Booth v. State (Court of Crim Appeals of OK, 1964) Facts: Charley Stanford stole a topcoat out of a car and called John Fletcher Booth (defendant), telling Booth that he had the coat Booth wanted and Booth could have it for $20. Stanford set up a meeting with Booth, but was soon after arrested when he was spotted wearing the coat. Stanford agreed to assist the police in apprehending Booth by not telling Booth about the arrest and meeting him in Stanford's house as planned. The police hid in Stanford's closet when Booth came over and after Stanford informed Booth that the coat was stolen, Booth said that that was fine and bought the coat. Soon after, the police arrested Booth and charged him with receipt of stolen property. Procedural History: The District Court of Oklahoma County found Booth not guilty of receipt of stolen property because where stolen goods have been recovered by the owner or police, they are no longer considered stolen. Therefore, when they are brought to a defendant with the intent of entrapping him, the defendant cannot be guilty of receipt of stolen goods. However, the District Court of Oklahoma County did find Booth guilty of attempted receipt of stolen property. : Booth appealed.

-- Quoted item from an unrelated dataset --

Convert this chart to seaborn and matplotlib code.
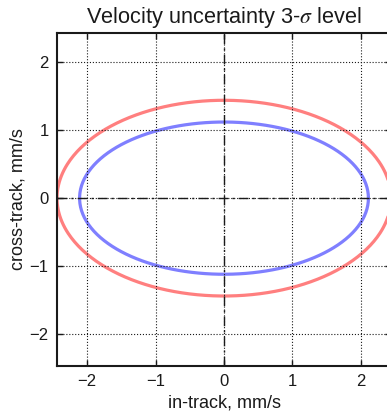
import numpy as np
import pandas as pd
import matplotlib
matplotlib.use("Agg")
import matplotlib.pyplot as plt
import seaborn as sns

# Data: ellipse semi-axes (mm/s)
names = ["outer", "inner"]
semi_in_track = [2.44, 2.11]
semi_cross_track = [1.44, 1.12]
colors = ["#ff7f7f", "#7f7fff"]
ticks = [-2, -1, 0, 1, 2]
limits = (-2.44, 2.44)

sns.set_theme(style="white")
plt.rcParams["font.family"] = ["Liberation Sans", "DejaVu Sans"]
plt.rcParams["mathtext.fontset"] = "stix"

fig = plt.figure(figsize=(3.87, 4.12), dpi=100)
ax = fig.add_axes([57 / 387, (412 - 366) / 412, (391 - 57) / 387, (366 - 33) / 412])

t = np.linspace(0, 2 * np.pi, 400)
rows = []
for n, a, b in zip(names, semi_in_track, semi_cross_track):
    df = pd.DataFrame({"x": a * np.cos(t), "y": b * np.sin(t), "name": n})
    rows.append(df)
data = pd.concat(rows, ignore_index=True)

sns.lineplot(data=data, x="x", y="y", hue="name", palette=colors, sort=False,
             estimator=None, units="name", linewidth=2.3, legend=False, ax=ax)

ax.axhline(0, color="k", linestyle=(0, (7, 3, 1.5, 3)), linewidth=1)
ax.axvline(0, color="k", linestyle=(0, (7, 3, 1.5, 3)), linewidth=1)

ax.set_xlim(*limits)
ax.set_ylim(-2.47, 2.43)
ax.set_xticks(ticks)
ax.set_yticks(ticks)
ax.grid(True, color="k", linestyle=":", linewidth=0.8)
ax.set_axisbelow(False)

for s in ax.spines.values():
    s.set_color("k")
    s.set_linewidth(1.5)
ax.tick_params(direction="in", length=4, width=1, colors="k", labelsize=12,
               top=True, right=True, bottom=True, left=True, pad=6)

ax.set_xlabel("in-track, mm/s", fontsize=13, color="k", labelpad=4)
ax.set_ylabel("cross-track, mm/s", fontsize=13, color="k", labelpad=2)
ax.set_title(r"Velocity uncertainty 3-$\sigma$ level", fontsize=15.7, color="k", pad=7)

fig.savefig("out.png", dpi=100)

Issue: Once the police have recovered stolen goods, can a defendant be found guilty of attempted receipt of stolen goods?
Rule: Once the original owner or the police have recovered stolen goods, they are no longer considered stolen; hence, a defendant cannot be found guilty of receipt or stolen goods or attempted receipt of stolen goods.
It is generally held that a D may be charged with an attempt of "physical or factual" impossibility, whereas a "legal impossibility" in the completion of the crime precludes prosecution for an attempt.
A legal impossibility occurs where the act if completed would not be criminal. A factual impossibility occurs where the basic or substantive crime is impossible of completion because of some physical or factual condition unknown to the D.
Where there is a legal impossibility of completing the substantive crime, the accused cannot be successfully charged with an attempt. Where there is a factual impossibility involved, the accused may be convicted of an attempt.
If all which the accused person intended would it have been done would have constituted no substantive crime, it cannot be a crime under the name "attempt" to do, with the same purpose, a part of this thing.
It is fundamental that a man is not merely punished for a criminal mind, he must also have done a forbidden criminal act.
Holding: No. Once the police have recovered stolen goods, a defendant can no longer be found guilty for attempted receipt of stolen goods, as they are no longer considered stolen.
Reasoning: The crime would be considered a legal impossibility. Because the coat was not considered stolen once the police recovered it from Stanford, they cannot convict Defendant for receipt of stolen goods or attempted receipt of stolen goods.